Peanut Butter is My Gateway Drug
Keeping a sense of humor about trigger foods can be a first step to diet success
Posted Apr 25, 2015
Many assume that after losing over 250 pounds of excess weight and after keeping it off for more than a decade, I've got this "healthy eating thing" all figured out. And, I guess, in some ways I do. But in many other ways, I definitely don't. I'm actually not sure I ever will have healthy eating and/or living totally figured out. It's a journey. And my goofs offer as many lessons as my triumphs. Not to mention as many laughs.
After all, there are dangerous edible temptations out there for all of us food-conscious types—myself included. Some refer to these as "trigger foods." Me? I refer to them as pure, unadulterated evil. You know, the insidious kinds of evils they wrote about in the Book of Revelations -- or that are featured on reality TV. Evils that tempt, taunt and seduce. For me, one of the most dangerous evils of all is... Peanut butter.
Removed of its temptress-like properties, well-made peanut butter can actually be a wholesome food to include in a healthy eating regime—within moderation, of course. But when it comes to peanut butter, I know nothing of "within moderation." In fact, I see a jar of peanut butter more as a big pudding cup, as opposed to a spreadable substance offering up to 23 servings (depending on the size of the jar).
I mean, come on! A whole serving size listed as a mere 2 tablespoons and nothing more? Didn't makers of peanut butter know that, at the time I weighed in excess of 450 pounds, 2 tablespoons represented what I consumed just while spreading the stuff on my toast?
I remember one incident, during my heavier years, that a friend returned from Amish country and brought me a jar of homemade peanut butter laced with chocolate chips. And yes, I knowingly use the word "laced" in the same way that the word would be used in conjunction with certain illegal substances. Because for me, this jar of peanut butter with chocolate chips turned out to be a cleverly-disguised drug.
This happened long before I learned to just stop eating so much and to experience food as it's meant to be experienced—with proper portion control. And since I was on diet number 5,642 (give or take) at the time, I promptly put the jar onto a high shelf in the kitchen and tried my best to forget it existed. And forget I did. Until...
One day while cleaning shelves... No, wait. That's a lie... One day while searching my kitchen for a food product not endorsed by whatever eating plan I was on at the time, I came across the mystical jar from Amish country. And, to my surprise, enough time had passed that the chocolate chips had actually melted—thereby creating "rivers" of chocolate running through the peanut butter.

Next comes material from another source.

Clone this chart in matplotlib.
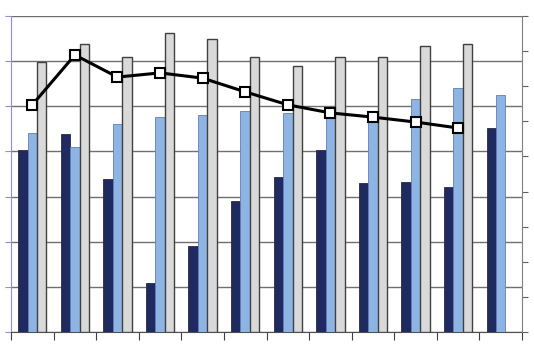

Well, I probably don't have to report that before you could say "nutter butter peanut butter sandwich cookie," I had popped the top, grabbed a spoon and sat down to this huge "pudding cup"—lapping up the peanut butter and chocolate as if it were my last meal (which is often the thinking that goes hand in hand with a binge).
Of course, after I finished indulging, I felt sick, guilty and listless. I also felt like calling my friend and yelling at them for giving a dieter such a "gift" in the first place.
For the record, I also felt like asking that very same friend where, exactly, another magical jar of this peanut butter laced with chocolate could be purchased and if the Amish country store had mail order. I refrained. A concept I wish I had embraced in regard to peanut butter itself. But alas, peanut butter's mysterious power was strong back in the day. And I must admit that, for me, it's still a force to be reckoned with even at this very moment.
I have another peanut butter story—one that involves the peanut butter actually attacking back (besides just around the waist line). But before I share that confession (in a future Weight-ing Game post on Psychology Today), I want to ask you what your evil and/or trigger foods are.
Any funny stories?
You can either laugh with me or at me. But please—lay it on me! (Just promise you'll never go shopping for me in Amish country.)